We arrived late at night to their house, and Mimi was able to get a feel for what I had planned and wanted all along for her, by surprising her friends who had no idea she was coming. Fifteen minutes into our stay the three girls had jammies on and closed the door and giggled themselves to sleep.

girls 4
The above picture is actually from the 2nd night, when I took them to a hotel and they stayed up late watching movies. I really wish I had a picture of the three girls sharing a bed. They clearly were used to it, as they all rolled over into a ball of snuggles and fell asleep instantly. It was the cutest thing I've ever seen such big "kids" do.

When I woke in the morning, I found Mimi and her friend "A" had found matching twinsy clothes and were reminding each other that they were still best buds. I sneaked this while they weren't looking and wiped away my tears.

the girls
More than a year apart, finally back together. 

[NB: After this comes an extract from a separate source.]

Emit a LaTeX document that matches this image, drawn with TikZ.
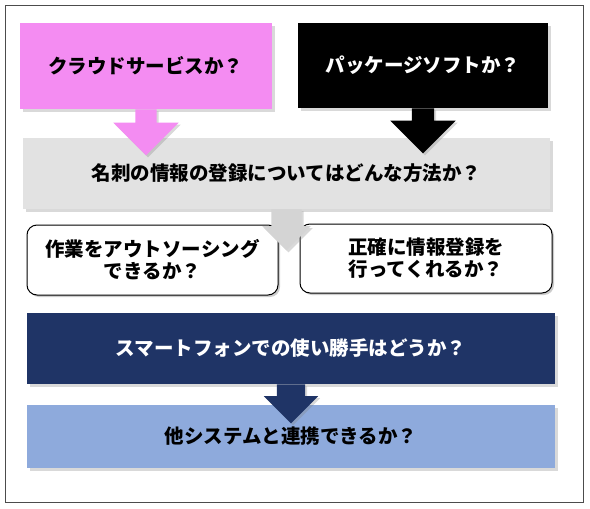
\documentclass[tikz,border=0pt]{standalone}
\usepackage{fontspec}
\newfontfamily\jp{Noto Sans CJK JP}
\usepackage{tikz}
\usetikzlibrary{shapes.arrows,shadows}
\definecolor{cloudpink}{HTML}{F48CF2}
\definecolor{cardgray}{HTML}{E2E2E2}
\definecolor{arrowgray}{HTML}{D4D4D4}
\definecolor{phonenavy}{HTML}{1F3466}
\definecolor{linkblue}{HTML}{8EAADC}

\begin{document}
\begin{tikzpicture}
    [x=1pt, y=-1pt,
    every node/.style={font=\jp\bfseries\fontsize{19.5}{22}\selectfont, inner sep=0pt},
    bar/.style={align=center, drop shadow={shadow xshift=3pt, shadow yshift=-3pt, opacity=0.3}},
    bubble/.style={draw=black, line width=1, fill=white, rounded corners=10, align=center,
      drop shadow={shadow xshift=2pt, shadow yshift=-2pt, opacity=0.4}},
    dnarrow/.style={single arrow, rotate=-90, anchor=tail, draw=none, inner xsep=0pt,
      drop shadow={shadow xshift=2pt, shadow yshift=-2pt, opacity=0.3}}]
  \useasboundingbox (0,0) rectangle (590,509);
  \draw [black!70, line width=1] (5,5) rectangle (583,502);

  \node [bar, fill=cloudpink, minimum width=252, minimum height=86] (cloud) at (146,66) {クラウドサービスか？};
  \node [bar, fill=black, text=white, minimum width=250, minimum height=85] (pkg) at (423,65.5) {パッケージソフトか？};
  \node [bar, fill=cardgray, minimum width=527, minimum height=71] (card) at (286.5,173.5) {名刺の情報の登録についてはどんな方法か？};

  \node [dnarrow, fill=cloudpink, minimum height=46, inner ysep=10.5pt, single arrow head extend=22pt] (a1) at (cloud.south) {};
  \node [dnarrow, fill=black, minimum height=45, inner ysep=11pt, single arrow head extend=21.5pt] (a2) at (pkg.south) {};

  \node [bubble, minimum width=251, minimum height=70] (outs) at (152.5,260) {作業をアウトソーシング\\できるか？};
  \node [bubble, minimum width=252, minimum height=69] (acc) at (426,258.5) {正確に情報登録を\\行ってくれるか？};
  \node [dnarrow, fill=arrowgray, minimum height=41, inner ysep=15pt, single arrow head extend=9pt] (a3) at (card.south) {};

  \node [bar, fill=phonenavy, text=white, minimum width=528, minimum height=71] (phone) at (291,348.5) {スマートフォンでの使い勝手はどうか？};
  \node [bar, fill=linkblue, minimum width=528, minimum height=63] (link) at (291,436.5) {他システムと連携できるか？};
  \node [dnarrow, fill=phonenavy, minimum height=39, inner ysep=14pt, single arrow head extend=13pt] (a4) at (phone.south) {};
\end{tikzpicture}
\end{document}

They spend the day together with games, girly time, called other friends from Ethiopia living all over the US,
girls 5

swimming
girls 3

Making up dances



It was a weekend of teenage bliss. I enjoyed no toddlers crying at me, reading quietly by myself, and acting as willing chauffeur. Mimi was thankful, gracious, kind, silly. I was so proud of her, and delighted to see her connect with her friends. They have a special bond, a shared (crappy) experience. I loved how they moved in and out of Amharic and English together, almost without noticing. I loved getting to know their awesome mom.  What a blessing, to have these dear ones so close. Who knows, maybe 14 needs to be a big-trip kind of birthday, too. Oh, and if this is the teens, I have nothing to fear from this one.

the girls2

Happy Birthday to the best helper, best attitude having, buddy a Mama could ever have. She blows us away with her spirit, her generosity, wisdom and patience every day. I am so so lucky.

us

7 comments:

S said...

Happy Birthday to your beautiful teenage daughter!

AnnaJ said...

Such a wonderful gift. Understanding that the "surprise" was no longer a part of the gift was special. You did a good thing. It looks like a magical girl weekend. Oh happy day/year!

Jamie said...

happy birthday sweet girl!! so glad you were able to share such a wonderful time together!!!

Julie said...

Sweetness! Love the pic of them on the swings!

AmyMak said...

My friend in New Hampshire (where I live) told me I had to check out your blog...so I did! Love your adoption stories; your family is beautiful and your writing is wonderful. Thanks for sharing your stories!

Deborah said...

What a wonderful birthday gift! And I think surprises are usually best for the person planning them. The people getting surprised are deprived of the joy of anticipation, and (as in your case) have to deal with genuinely thinking nothing's going to happen. I'm glad you decided to tell Mimi about the trip.

Shay said...

WOW! You are such a good mom! What a great birthday for the two of you. The picture of the two of you is priceless!